• **STATED PROBLEM**
Leave out the pictures, and write out exactly the lines from the beginning of the material to the line holding "y = np.array(eps)", that line included, and nothing else.

::::

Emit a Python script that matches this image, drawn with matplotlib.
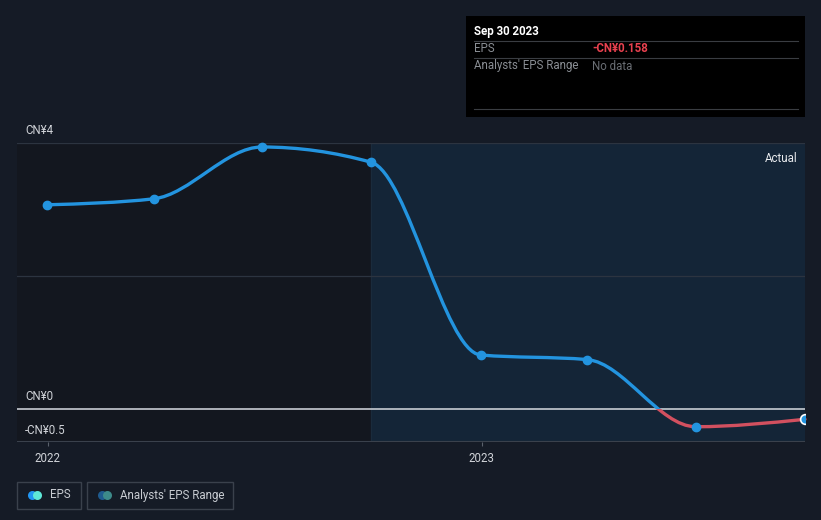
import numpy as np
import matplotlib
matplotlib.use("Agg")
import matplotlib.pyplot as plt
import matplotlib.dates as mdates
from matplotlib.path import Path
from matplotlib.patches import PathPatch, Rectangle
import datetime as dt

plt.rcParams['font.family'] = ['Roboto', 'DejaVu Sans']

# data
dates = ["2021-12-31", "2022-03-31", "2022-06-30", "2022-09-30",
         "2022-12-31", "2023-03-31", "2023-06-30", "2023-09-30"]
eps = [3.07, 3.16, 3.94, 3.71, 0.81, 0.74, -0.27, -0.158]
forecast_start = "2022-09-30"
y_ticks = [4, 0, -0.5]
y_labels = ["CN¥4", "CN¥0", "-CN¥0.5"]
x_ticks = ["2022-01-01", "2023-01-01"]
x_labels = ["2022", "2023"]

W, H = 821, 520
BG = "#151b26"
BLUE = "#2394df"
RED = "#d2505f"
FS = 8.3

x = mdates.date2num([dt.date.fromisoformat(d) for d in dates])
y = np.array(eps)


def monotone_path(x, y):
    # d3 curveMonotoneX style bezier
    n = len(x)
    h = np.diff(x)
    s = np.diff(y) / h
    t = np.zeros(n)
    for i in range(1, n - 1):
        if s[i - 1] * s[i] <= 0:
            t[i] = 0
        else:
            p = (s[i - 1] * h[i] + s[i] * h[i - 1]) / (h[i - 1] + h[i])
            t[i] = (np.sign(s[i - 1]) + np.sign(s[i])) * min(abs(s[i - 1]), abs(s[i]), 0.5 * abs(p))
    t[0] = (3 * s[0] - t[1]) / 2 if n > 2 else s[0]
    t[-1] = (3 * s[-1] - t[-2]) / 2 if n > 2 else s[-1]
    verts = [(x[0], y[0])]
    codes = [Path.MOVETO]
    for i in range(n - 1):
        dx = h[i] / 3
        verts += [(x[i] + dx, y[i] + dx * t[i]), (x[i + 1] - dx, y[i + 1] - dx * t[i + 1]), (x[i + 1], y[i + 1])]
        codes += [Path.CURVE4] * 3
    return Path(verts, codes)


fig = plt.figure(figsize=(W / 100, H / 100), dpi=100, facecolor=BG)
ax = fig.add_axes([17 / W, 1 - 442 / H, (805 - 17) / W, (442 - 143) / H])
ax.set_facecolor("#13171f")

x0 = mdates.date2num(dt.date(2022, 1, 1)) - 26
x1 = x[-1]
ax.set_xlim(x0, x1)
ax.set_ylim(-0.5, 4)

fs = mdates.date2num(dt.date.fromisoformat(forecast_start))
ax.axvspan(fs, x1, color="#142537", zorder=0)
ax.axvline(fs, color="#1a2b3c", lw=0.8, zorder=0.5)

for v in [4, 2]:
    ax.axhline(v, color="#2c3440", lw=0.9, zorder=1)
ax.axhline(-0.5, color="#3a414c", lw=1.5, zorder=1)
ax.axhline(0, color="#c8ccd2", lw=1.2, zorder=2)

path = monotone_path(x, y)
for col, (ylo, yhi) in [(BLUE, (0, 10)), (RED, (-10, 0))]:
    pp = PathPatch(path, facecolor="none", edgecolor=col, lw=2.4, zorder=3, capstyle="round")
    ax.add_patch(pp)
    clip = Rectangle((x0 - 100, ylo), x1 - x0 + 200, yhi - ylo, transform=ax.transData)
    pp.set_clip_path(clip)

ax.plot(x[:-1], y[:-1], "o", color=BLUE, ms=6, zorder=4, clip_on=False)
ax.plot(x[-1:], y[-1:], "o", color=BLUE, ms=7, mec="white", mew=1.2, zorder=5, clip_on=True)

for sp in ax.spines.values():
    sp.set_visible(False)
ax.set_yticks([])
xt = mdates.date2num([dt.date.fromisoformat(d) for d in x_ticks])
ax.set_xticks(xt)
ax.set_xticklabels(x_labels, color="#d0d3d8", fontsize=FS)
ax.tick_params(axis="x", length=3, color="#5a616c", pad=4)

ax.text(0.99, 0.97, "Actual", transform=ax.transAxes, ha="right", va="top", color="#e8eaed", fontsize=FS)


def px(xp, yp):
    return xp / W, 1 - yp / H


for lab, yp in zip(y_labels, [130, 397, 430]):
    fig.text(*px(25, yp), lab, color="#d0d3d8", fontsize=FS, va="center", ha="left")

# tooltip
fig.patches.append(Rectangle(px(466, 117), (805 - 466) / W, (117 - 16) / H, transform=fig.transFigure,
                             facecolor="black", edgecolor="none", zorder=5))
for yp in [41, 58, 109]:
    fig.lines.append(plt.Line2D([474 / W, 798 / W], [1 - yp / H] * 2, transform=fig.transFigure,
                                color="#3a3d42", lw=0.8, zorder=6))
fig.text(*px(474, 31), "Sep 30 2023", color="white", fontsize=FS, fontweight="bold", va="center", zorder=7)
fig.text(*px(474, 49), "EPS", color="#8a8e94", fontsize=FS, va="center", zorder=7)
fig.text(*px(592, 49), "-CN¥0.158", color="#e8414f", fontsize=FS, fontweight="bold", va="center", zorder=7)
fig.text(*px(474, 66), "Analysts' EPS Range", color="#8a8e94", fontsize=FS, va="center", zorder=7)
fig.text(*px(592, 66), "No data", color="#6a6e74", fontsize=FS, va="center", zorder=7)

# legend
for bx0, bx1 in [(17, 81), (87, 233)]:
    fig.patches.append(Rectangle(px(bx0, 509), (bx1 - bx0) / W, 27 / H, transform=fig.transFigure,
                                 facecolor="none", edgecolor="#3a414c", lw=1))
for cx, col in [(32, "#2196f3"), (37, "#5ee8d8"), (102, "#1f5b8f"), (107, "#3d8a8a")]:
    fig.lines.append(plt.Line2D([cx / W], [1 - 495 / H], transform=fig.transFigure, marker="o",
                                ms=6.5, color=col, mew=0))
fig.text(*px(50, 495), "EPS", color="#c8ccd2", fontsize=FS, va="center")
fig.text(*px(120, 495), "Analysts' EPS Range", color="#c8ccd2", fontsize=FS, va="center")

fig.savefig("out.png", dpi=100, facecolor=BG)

::::

• **SOLUTION TO THIS TASK**
Emit a Python script that matches this image, drawn with matplotlib.
import numpy as np
import matplotlib
matplotlib.use("Agg")
import matplotlib.pyplot as plt
import matplotlib.dates as mdates
from matplotlib.path import Path
from matplotlib.patches import PathPatch, Rectangle
import datetime as dt

plt.rcParams['font.family'] = ['Roboto', 'DejaVu Sans']

# data
dates = ["2021-12-31", "2022-03-31", "2022-06-30", "2022-09-30",
         "2022-12-31", "2023-03-31", "2023-06-30", "2023-09-30"]
eps = [3.07, 3.16, 3.94, 3.71, 0.81, 0.74, -0.27, -0.158]
forecast_start = "2022-09-30"
y_ticks = [4, 0, -0.5]
y_labels = ["CN¥4", "CN¥0", "-CN¥0.5"]
x_ticks = ["2022-01-01", "2023-01-01"]
x_labels = ["2022", "2023"]

W, H = 821, 520
BG = "#151b26"
BLUE = "#2394df"
RED = "#d2505f"
FS = 8.3

x = mdates.date2num([dt.date.fromisoformat(d) for d in dates])
y = np.array(eps)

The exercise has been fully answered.